- 2006-03-10 (金)
- Web And Technology
Session - Shut Up! No, *You* Shut Up: A Pattern Language for Moderation Strategies
by Clay Shirky
2006/03/08 09:10-09:30 Elizabeth Ballroom ABCD
講演者について
Clay Shirky
New York University の Interactive Telecommunication Program (ITP) にて講師を務める。WEBが社会や経済に与える影響、特にアプリケーション分散化(非中央集積化)やソーシャルソフトウェアについて執筆・コンサル活動を続けている。Website - Clay Shirky's Writings About the Internet
導入
コミュニケーションを自由化させるとユーザ交流が行われる場では必ずそこにノイズ、非難、扇動等、管理側にとっての「わずらわしさ」が必ずついてまわります。WEBがコミュニケーションの基盤へと変化しはじめている今、このわずらわしさをどう解決するかについて、我々はもっと議論する必要があると私は考えます。
パターン定義の意義
議論をする上で欠かせないのが 「言語のパターン定義」 。 事象や語句についてパターンを定義する事により、言葉の取り違えや意味の説明などを省略した、適切な情報量でのコミュニケーションが可能になります。効率のよい議論が行えるようになります。
先行例から学ぶ - Slashdotの例
コミュニケーションが荒れないよう、悪意のある投稿から読者を守る為の Members (特権層) の存在により、コミュニティの秩序が維持されている良い例。キーポイントは:
- コメントを本文とは別のページにすること
- 読者と書き手を別々に扱うこと - 書き手をより大切に
- 投稿に対して読者に投票させること
- Membersを守る仕組みにすること
Memebersをユーザより大切に扱うこと、善い行いを褒めること、Memebers一覧をサイトで公表すること、彼らに投稿権限は与えないこと
しかしこれだとユーザの参入障壁が高いし、また Members の忠誠度を維持し続けなければならない為、難易度が高い。

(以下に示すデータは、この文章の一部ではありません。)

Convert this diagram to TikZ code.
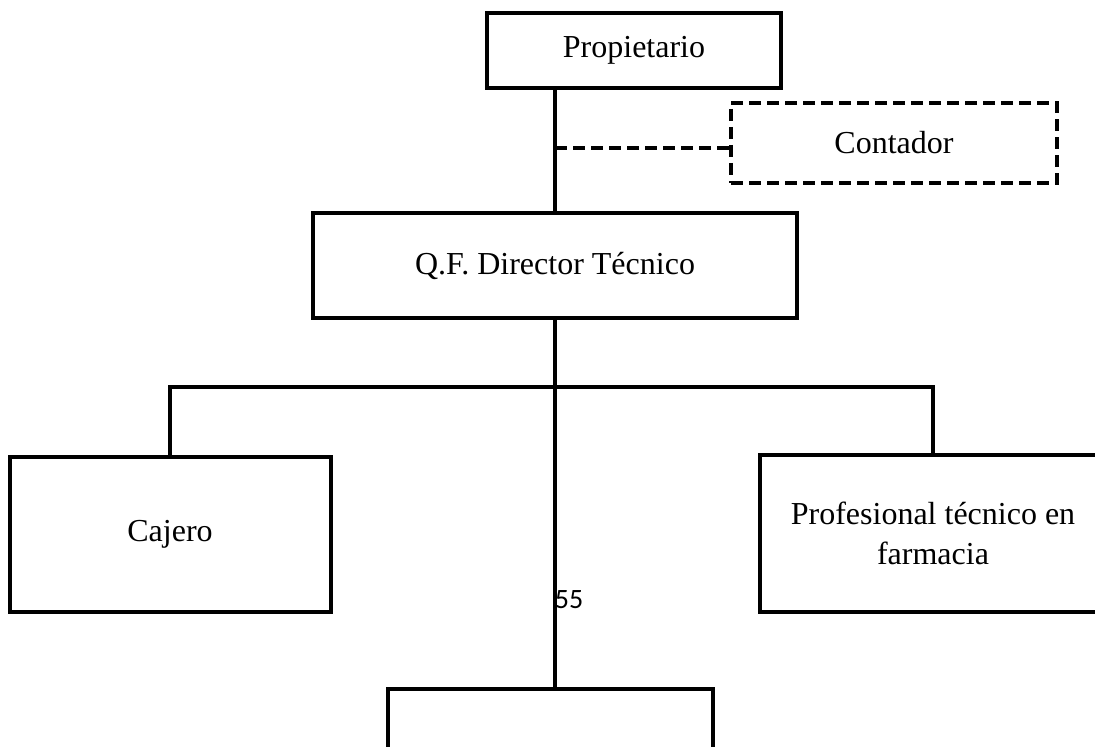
\documentclass[tikz,border=0pt]{standalone}
\usepackage{fontspec}
\setmainfont{Liberation Serif}
\newfontfamily\pagefont{Carlito}
\usepackage{tikz}
\usetikzlibrary{calc}

\begin{document}
\begin{tikzpicture}[x=0.5pt,y=-0.5pt,
    box/.style={draw,line width=2pt,align=center,inner sep=0pt,
      font=\fontsize{16}{20}\selectfont},
    dbox/.style={box,dash pattern=on 6pt off 3pt,line width=1.8pt},
    link/.style={line width=2pt}]
    \useasboundingbox (0,0) rectangle (1095,747);
    \clip (0,0) rectangle (1095,747);
    \node[box,minimum width=147pt,minimum height=37.5pt] (prop) at (634,50.5) {Propietario};
    \node[dbox,minimum width=163pt,minimum height=40pt] (cont) at (894,143) {Contador};
    \node[box,minimum width=242pt,minimum height=52.5pt] (dir) at (555,265.5) {Q.F. Director T\'ecnico};
    \node[box,minimum width=160.5pt,minimum height=77.5pt] (caj) at (170,534.5) {Cajero};
    \node[box,minimum width=173pt,minimum height=78.5pt] (prof) at (933,533.5) {Profesional t\'ecnico en\\farmacia};
    \node[box,minimum width=162.5pt,minimum height=60pt] (bot) at (550.5,749) {};
    \coordinate (bar) at (555,387);
    \coordinate (tap) at ($(cont.west)+(0,5)$);
    \draw[link] (dir.north) -- (dir.north |- prop.south);
    \draw[dbox,draw] (tap -| dir.north) -- (tap);
    \draw[link] (dir.south) -- (dir.south |- bot.north);
    \draw[link] (caj.north) -- (caj.north |- bar) -- (prof.north |- bar) -- (prof.north);
    \node[font=\pagefont\fontsize{14}{16}\selectfont] (pg) at (569,600) {55};
  \end{tikzpicture}
\end{document}
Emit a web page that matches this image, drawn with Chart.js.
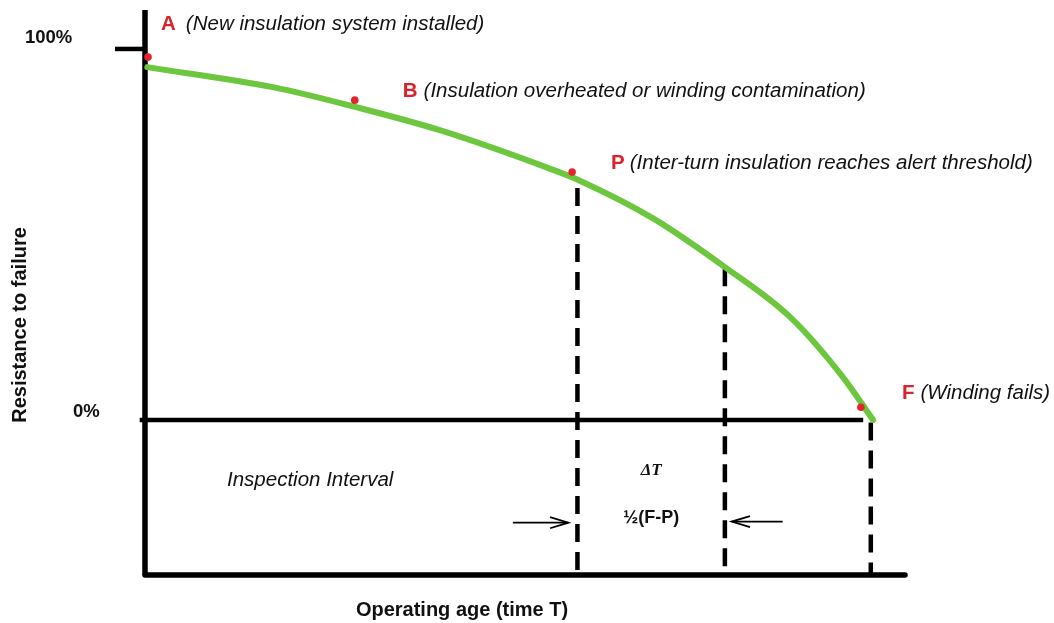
<!DOCTYPE html>
<html>
<head>
<meta charset="utf-8">
<script src="https://cdn.jsdelivr.net/npm/chart.js@4.4.1/dist/chart.umd.min.js"></script>
<style>
  html, body { margin: 0; padding: 0; background: #fff; }
  #wrap { width: 1054px; height: 623px; position: relative; }
</style>
</head>
<body>
<div id="wrap"><canvas id="pfCurve"></canvas></div>
<script>
// resistance curve (x = operating age, y = % resistance)
const curveAge = [0.3, 16.8, 27.8, 38.8, 53.7, 57.0, 66.8, 76.3, 84.9, 91.8, 95.8];
const curveResistance = [95.1, 89.7, 84.3, 78.1, 67.4, 64.7, 54.4, 41.2, 27.7, 11.6, 0.0];

// marked events
const markerLetters = ['A', 'B', 'P', 'F'];
const markerNotes = [
  '(New insulation system installed)',
  '(Insulation overheated or winding contamination)',
  '(Inter-turn insulation reaches alert threshold)',
  '(Winding fails)'
];
const markerAge = [0.4, 27.6, 56.2, 94.2];
const markerResistance = [97.8, 86.2, 66.8, 3.4];

// dashed verticals: P, half way, F
const intervalAge = [56.9, 76.3, 95.5];
const intervalTop = [62.5, 40.9, -0.7];

// axis extents
const yTickValues = [100, 0];
const yTickLabels = ['100%', '0%'];
const ageMax = 100;
const floorValue = -41.8;
const axisTop = 110.5;

// arrows pointing at the inspection interval
const arrowTail = [48.4, 83.9];
const arrowTip = [55.7, 77.2];
const arrowLevel = [-27.7, -27.4];

const xTitle = 'Operating age (time T)';
const yTitle = 'Resistance to failure';
const intervalLabel = 'Inspection Interval';
const deltaLabel = 'ΔT';
const halfLabel = '½(F-P)';

// ---- build datasets ----
function seg(x1, y1, x2, y2) {
  return [{ x: x1, y: y1 }, { x: x2, y: y2 }];
}

let datasets = [];

datasets.push({
  label: 'events',
  data: markerAge.map((a, i) => ({ x: a, y: markerResistance[i] })),
  showLine: false,
  pointRadius: 3.8,
  pointBackgroundColor: '#e2262b',
  pointBorderWidth: 0,
  order: 0
});

datasets.push({
  label: 'resistance',
  data: curveAge.map((a, i) => ({ x: a, y: curveResistance[i] })),
  showLine: true,
  borderColor: '#6cc63e',
  borderWidth: 6,
  borderCapStyle: 'round',
  borderJoinStyle: 'round',
  cubicInterpolationMode: 'monotone',
  pointRadius: 0,
  order: 1
});

intervalAge.forEach((a, i) => {
  datasets.push({
    label: 'interval' + i,
    data: seg(a, intervalTop[i], a, floorValue),
    showLine: true,
    borderColor: '#000',
    borderWidth: 4.5,
    borderDash: [18, 10],
    pointRadius: 0,
    order: 2
  });
});

// axes, 0% baseline, 100% tick
const axisLines = [
  seg(0, floorValue, 0, axisTop),
  seg(0, floorValue, ageMax, floorValue),
  seg(-0.7, 0, 94.5, 0),
  seg(-3.95, 100, 0, 100)
];
axisLines.forEach((d, i) => {
  datasets.push({
    label: 'axis' + i,
    data: d,
    showLine: true,
    borderColor: '#000',
    borderWidth: i < 2 ? 5.5 : 4.5,
    borderCapStyle: i == 1 ? 'round' : 'butt',
    pointRadius: 0,
    order: 3
  });
});

arrowTail.forEach((t, i) => {
  const dir = arrowTip[i] > t ? 1 : -1;
  datasets.push({
    label: 'arrow' + i,
    data: seg(t, arrowLevel[i], arrowTip[i], arrowLevel[i]),
    showLine: true,
    borderColor: '#000',
    borderWidth: 1.8,
    pointRadius: 0,
    order: 3
  });
  datasets.push({
    label: 'head' + i,
    data: [
      { x: arrowTip[i] - dir * 2.4, y: arrowLevel[i] + 1.5 },
      { x: arrowTip[i], y: arrowLevel[i] },
      { x: arrowTip[i] - dir * 2.4, y: arrowLevel[i] - 1.5 }
    ],
    showLine: true,
    borderColor: '#000',
    borderWidth: 1.8,
    pointRadius: 0,
    order: 3
  });
});

// label placement relative to each marker, in pixels
const letterOffset = [[13, -33], [48, -9], [39, -9], [41, -14]];
const noteGap = [10, 6, 5, 6];

const textPlugin = {
  id: 'pfText',
  afterDatasetsDraw(chart) {
    const ctx = chart.ctx;
    const x = chart.scales.x;
    const y = chart.scales.y;
    ctx.save();
    ctx.textBaseline = 'middle';
    ctx.fillStyle = '#111';

    // y tick labels
    ctx.font = 'bold 18.5px "Liberation Sans", Arial, sans-serif';
    ctx.textAlign = 'left';
    ctx.fillText(yTickLabels[0], 25, y.getPixelForValue(yTickValues[0]) - 11);
    ctx.fillText(yTickLabels[1], 73, y.getPixelForValue(yTickValues[1]) - 8);

    // marker letters + notes
    markerLetters.forEach((l, i) => {
      const px = x.getPixelForValue(markerAge[i]) + letterOffset[i][0];
      const py = y.getPixelForValue(markerResistance[i]) + letterOffset[i][1];
      ctx.font = 'bold 20.5px "Liberation Sans", Arial, sans-serif';
      ctx.fillStyle = '#d8232a';
      ctx.fillText(l, px, py);
      const w = ctx.measureText(l).width;
      ctx.font = 'italic 20.5px "Liberation Sans", Arial, sans-serif';
      ctx.fillStyle = '#111';
      ctx.fillText(markerNotes[i], px + w + noteGap[i], py);
    });

    // inspection interval text
    ctx.font = 'italic 20.5px "Liberation Sans", Arial, sans-serif';
    ctx.fillText(intervalLabel, 227, 480);

    const mid = (x.getPixelForValue(intervalAge[0]) + x.getPixelForValue(intervalAge[1])) / 2;
    ctx.textAlign = 'center';
    ctx.font = 'bold italic 17px "Liberation Serif", "Times New Roman", serif';
    ctx.fillText(deltaLabel, mid, 471);
    ctx.font = 'bold 18px "Liberation Sans", Arial, sans-serif';
    ctx.fillText(halfLabel, mid, 518);

    // axis titles
    ctx.font = 'bold 20px "Liberation Sans", Arial, sans-serif';
    ctx.fillText(xTitle, 462, 610);
    ctx.translate(20, 325);
    ctx.rotate(-Math.PI / 2);
    ctx.fillText(yTitle, 0, 0);
    ctx.restore();
  }
};

const myChart = new Chart(document.getElementById('pfCurve'), {
  type: 'scatter',
  data: { datasets: datasets },
  options: {
    responsive: true,
    maintainAspectRatio: false,
    animation: false,
    events: [],
    layout: { padding: { left: 145, right: 149, top: 10, bottom: 48 } },
    elements: { line: { fill: false } },
    datasets: { scatter: { clip: false } },
    plugins: { legend: { display: false }, tooltip: { enabled: false } },
    scales: {
      x: { type: 'linear', min: 0, max: ageMax, display: false },
      y: { type: 'linear', min: floorValue, max: axisTop, display: false }
    }
  },
  plugins: [textPlugin]
});
</script>
</body>
</html>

先行例から学ぶ - The Bronze Betaの例
The Bronze Beta - 米国の人気番組 Buffy The Vampire Slayer のファンサイト。日本でいう 2ch 的な掲示板サイト。彼らの特徴・キーポイントは:
- ユーザ投稿をサイトの核にすること
- 掲示板以外の特徴・機能はつけないこと
- ユーザID登録を強要しないこと - ログイン無しでも投稿可。
しかしこれだとコミュニティが荒れる可能性が高いし、ユーザ管理・把握がしにくい。
歴史から学ぶ
Thomas Hobbes の主張
著書 Leviathan より - 社会の秩序をする為にはそれを制御する君主の存在が不可欠である。時々暴政が起こりうるが、それでもまだマシだ。
Rousseau の主張
リーダーは民衆の議論を常にサポートする役であるべきだ。リーダーがその役割を果たしていない場合、その事自体を議論する権利も民衆に与えるべきだ。
※歴史からも正解はみいだせはしません。
結び
ソーシャルサービス・ソフトウェアは政治哲学の実験の場なのです。我々は言論の自由・表現の自由そのものを、システムという形に落とし込んでいるのです。
我々は正しい解決策を見つける必要があります。なぜなら長い目で見ると、社会全体の将来が我々にかかっているのだから。
誰もが暗中模索している状況だし、唯一の正解など存在しない。だからこそ
議論を交わす為に必要な言語 (パターン) を皆で定義する事をまずは提案します。
皆の参加を望んでいます:
http://social.itp.nyu.edu/shirky/wiki/
個人的感想
ETechに来て勉強になったのが講演者のプレゼンの仕方です。みんな色々な趣向を凝らして聴衆の注目を引いたり、軽いジョークで掴みを握ったり。すげー参考になりました。そんな中でこのShirky氏のプレゼンは特に好印象。右翼のHobbesと左翼のRousseauを対面させて、
- 俺が正しい
- いや俺だろ
- うるさい黙れ (you shut up)
- おまえが黙れ (no *You* shut up)
なんて喋らせてる辺りが絶妙でした。テキストのレポートではプレゼンのノリが伝えられないのが残念。
で、ノウハウのパターン化。OpenSource寄りのカンファレンスだけあって、Ray Ozzie氏をはじめ、大体が「皆の協力があって始めて意味を成す」的な主張をしています。このパターン化の話も、巨大な集合知になれば、全員が有用に使えるステキなツールになると思えます。だからこそ、ブログで日本の皆にもその想いを伝えたい、と感じました。
ただし大きな障壁はやっぱり「言語の壁」ですね。リンク先の Wiki を見たって大抵は引くわな・・・(汗)。どうすればいいんでしょうかねー。